YOUR GOAL: In the listing that follows, retype every line from the first through the one containing "const ctx0 = canvas.getContext('2d');". Pictures are to be left out.

SUPPLIED DATA:
--------------------

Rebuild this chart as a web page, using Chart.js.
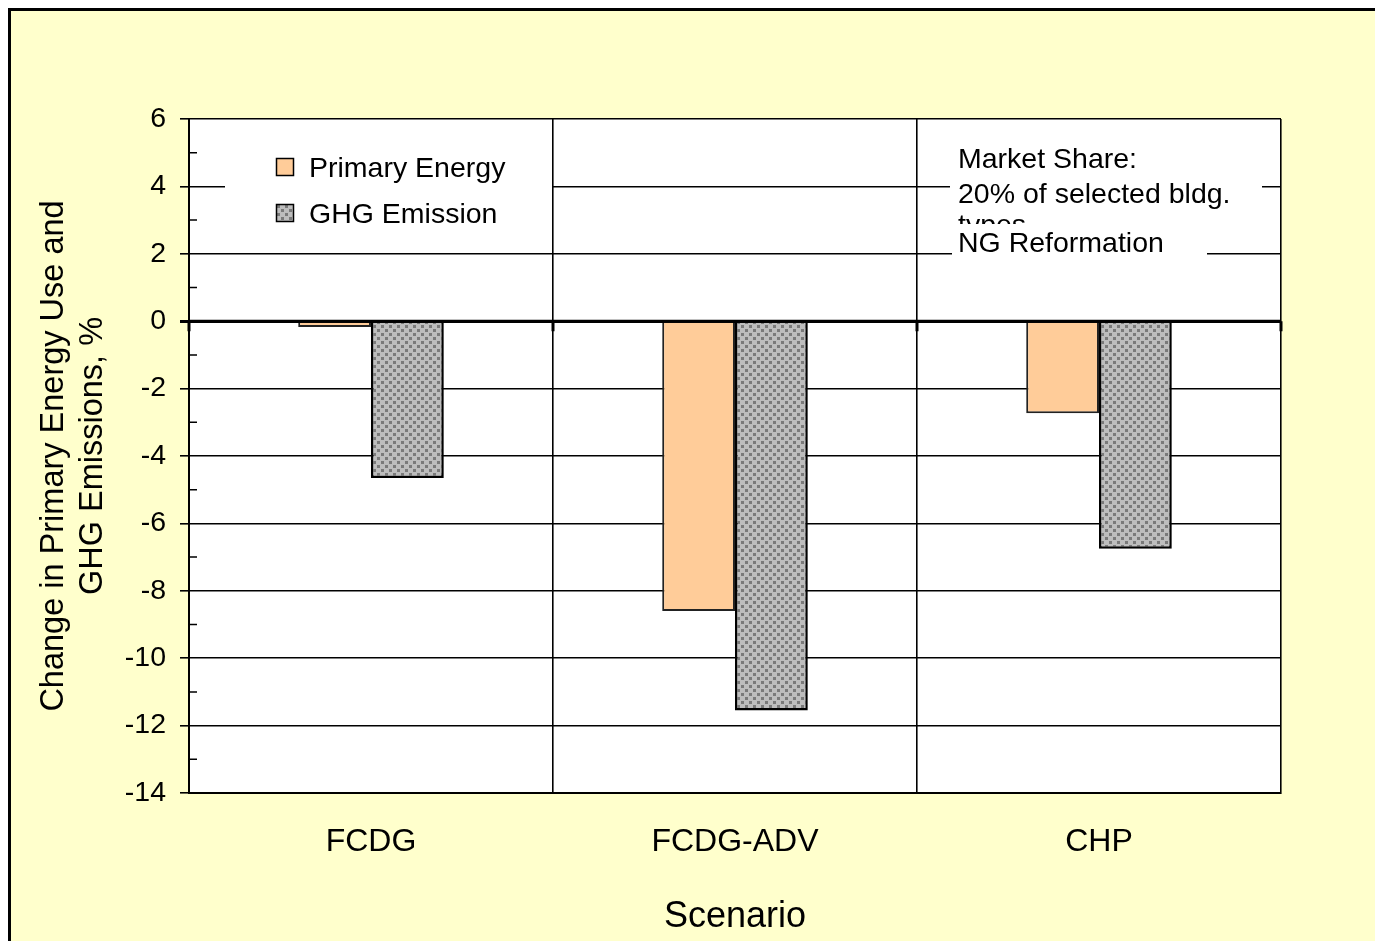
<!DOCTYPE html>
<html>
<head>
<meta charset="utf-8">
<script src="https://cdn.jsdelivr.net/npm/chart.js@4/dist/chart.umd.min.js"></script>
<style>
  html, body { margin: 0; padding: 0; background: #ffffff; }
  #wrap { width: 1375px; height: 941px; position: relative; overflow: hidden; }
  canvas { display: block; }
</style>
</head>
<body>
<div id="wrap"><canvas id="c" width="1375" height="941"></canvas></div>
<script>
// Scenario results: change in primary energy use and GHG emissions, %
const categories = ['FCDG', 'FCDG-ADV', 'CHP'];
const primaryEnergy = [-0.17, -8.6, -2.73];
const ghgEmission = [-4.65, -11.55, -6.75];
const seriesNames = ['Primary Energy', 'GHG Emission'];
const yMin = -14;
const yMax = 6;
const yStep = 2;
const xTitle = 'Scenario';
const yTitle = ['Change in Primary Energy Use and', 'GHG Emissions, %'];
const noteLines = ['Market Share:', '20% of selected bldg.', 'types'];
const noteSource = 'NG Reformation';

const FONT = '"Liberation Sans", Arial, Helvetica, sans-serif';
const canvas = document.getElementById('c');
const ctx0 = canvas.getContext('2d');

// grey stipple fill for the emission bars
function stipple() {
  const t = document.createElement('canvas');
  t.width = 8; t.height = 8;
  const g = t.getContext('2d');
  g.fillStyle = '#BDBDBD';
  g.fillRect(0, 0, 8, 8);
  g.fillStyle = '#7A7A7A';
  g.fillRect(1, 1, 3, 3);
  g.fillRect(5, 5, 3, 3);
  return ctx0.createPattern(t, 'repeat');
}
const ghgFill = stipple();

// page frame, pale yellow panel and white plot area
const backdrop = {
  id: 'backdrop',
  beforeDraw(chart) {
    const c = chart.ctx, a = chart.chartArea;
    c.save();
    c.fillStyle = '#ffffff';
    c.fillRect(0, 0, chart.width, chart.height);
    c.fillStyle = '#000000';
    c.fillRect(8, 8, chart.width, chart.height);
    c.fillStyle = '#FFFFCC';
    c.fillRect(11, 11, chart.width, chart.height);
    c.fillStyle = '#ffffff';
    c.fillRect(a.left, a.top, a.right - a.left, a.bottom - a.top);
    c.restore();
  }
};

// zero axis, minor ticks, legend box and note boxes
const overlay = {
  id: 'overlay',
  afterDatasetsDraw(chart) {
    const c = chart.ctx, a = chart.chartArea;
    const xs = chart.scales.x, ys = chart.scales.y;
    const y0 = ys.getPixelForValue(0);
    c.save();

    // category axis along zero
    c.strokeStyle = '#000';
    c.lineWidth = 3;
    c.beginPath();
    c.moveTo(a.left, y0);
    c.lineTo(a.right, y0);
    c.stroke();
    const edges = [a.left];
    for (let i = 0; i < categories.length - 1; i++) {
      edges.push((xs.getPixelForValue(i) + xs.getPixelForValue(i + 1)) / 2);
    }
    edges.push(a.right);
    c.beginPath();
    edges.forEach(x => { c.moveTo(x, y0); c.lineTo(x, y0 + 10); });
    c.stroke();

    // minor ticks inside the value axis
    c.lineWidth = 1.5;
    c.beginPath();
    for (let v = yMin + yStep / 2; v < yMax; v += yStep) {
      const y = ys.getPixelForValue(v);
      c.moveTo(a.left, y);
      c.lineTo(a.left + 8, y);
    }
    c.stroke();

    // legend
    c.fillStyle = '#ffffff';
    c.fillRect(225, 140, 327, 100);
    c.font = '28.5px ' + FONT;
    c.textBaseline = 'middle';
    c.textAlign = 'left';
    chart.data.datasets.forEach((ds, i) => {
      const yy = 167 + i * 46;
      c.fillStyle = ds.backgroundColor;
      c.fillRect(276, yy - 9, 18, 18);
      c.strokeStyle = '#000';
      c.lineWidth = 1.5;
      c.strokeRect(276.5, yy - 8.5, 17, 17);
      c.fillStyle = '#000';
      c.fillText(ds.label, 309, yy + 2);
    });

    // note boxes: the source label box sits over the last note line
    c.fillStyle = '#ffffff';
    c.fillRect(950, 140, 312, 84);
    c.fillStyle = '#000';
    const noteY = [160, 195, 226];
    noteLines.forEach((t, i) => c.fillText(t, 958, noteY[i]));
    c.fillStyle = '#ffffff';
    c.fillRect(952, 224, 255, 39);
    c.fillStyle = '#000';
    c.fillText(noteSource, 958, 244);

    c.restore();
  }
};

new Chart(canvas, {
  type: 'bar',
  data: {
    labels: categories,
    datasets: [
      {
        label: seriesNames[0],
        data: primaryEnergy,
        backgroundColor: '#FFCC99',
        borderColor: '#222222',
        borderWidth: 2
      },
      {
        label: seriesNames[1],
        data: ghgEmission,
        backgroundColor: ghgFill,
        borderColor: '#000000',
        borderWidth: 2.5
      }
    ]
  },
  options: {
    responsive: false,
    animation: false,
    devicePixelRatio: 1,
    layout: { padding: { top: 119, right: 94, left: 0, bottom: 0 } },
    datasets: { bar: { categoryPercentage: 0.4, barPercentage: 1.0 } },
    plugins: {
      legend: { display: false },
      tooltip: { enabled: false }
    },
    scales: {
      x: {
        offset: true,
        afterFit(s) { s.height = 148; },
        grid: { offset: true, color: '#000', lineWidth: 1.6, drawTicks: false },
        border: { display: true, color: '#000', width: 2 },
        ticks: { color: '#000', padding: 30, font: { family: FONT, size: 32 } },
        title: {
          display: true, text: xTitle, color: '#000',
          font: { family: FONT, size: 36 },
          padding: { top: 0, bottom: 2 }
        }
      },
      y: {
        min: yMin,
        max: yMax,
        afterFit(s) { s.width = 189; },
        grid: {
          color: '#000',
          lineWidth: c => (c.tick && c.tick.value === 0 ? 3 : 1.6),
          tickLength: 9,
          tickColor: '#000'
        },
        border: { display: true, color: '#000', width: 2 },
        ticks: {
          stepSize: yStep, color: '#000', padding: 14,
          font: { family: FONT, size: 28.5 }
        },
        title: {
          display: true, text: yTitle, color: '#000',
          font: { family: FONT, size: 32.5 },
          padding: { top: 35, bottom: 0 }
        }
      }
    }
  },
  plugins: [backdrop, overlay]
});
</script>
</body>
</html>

--------------------

TASK OUTPUT:
Rebuild this chart as a web page, using Chart.js.
<!DOCTYPE html>
<html>
<head>
<meta charset="utf-8">
<script src="https://cdn.jsdelivr.net/npm/chart.js@4/dist/chart.umd.min.js"></script>
<style>
  html, body { margin: 0; padding: 0; background: #ffffff; }
  #wrap { width: 1375px; height: 941px; position: relative; overflow: hidden; }
  canvas { display: block; }
</style>
</head>
<body>
<div id="wrap"><canvas id="c" width="1375" height="941"></canvas></div>
<script>
// Scenario results: change in primary energy use and GHG emissions, %
const categories = ['FCDG', 'FCDG-ADV', 'CHP'];
const primaryEnergy = [-0.17, -8.6, -2.73];
const ghgEmission = [-4.65, -11.55, -6.75];
const seriesNames = ['Primary Energy', 'GHG Emission'];
const yMin = -14;
const yMax = 6;
const yStep = 2;
const xTitle = 'Scenario';
const yTitle = ['Change in Primary Energy Use and', 'GHG Emissions, %'];
const noteLines = ['Market Share:', '20% of selected bldg.', 'types'];
const noteSource = 'NG Reformation';

const FONT = '"Liberation Sans", Arial, Helvetica, sans-serif';
const canvas = document.getElementById('c');
const ctx0 = canvas.getContext('2d');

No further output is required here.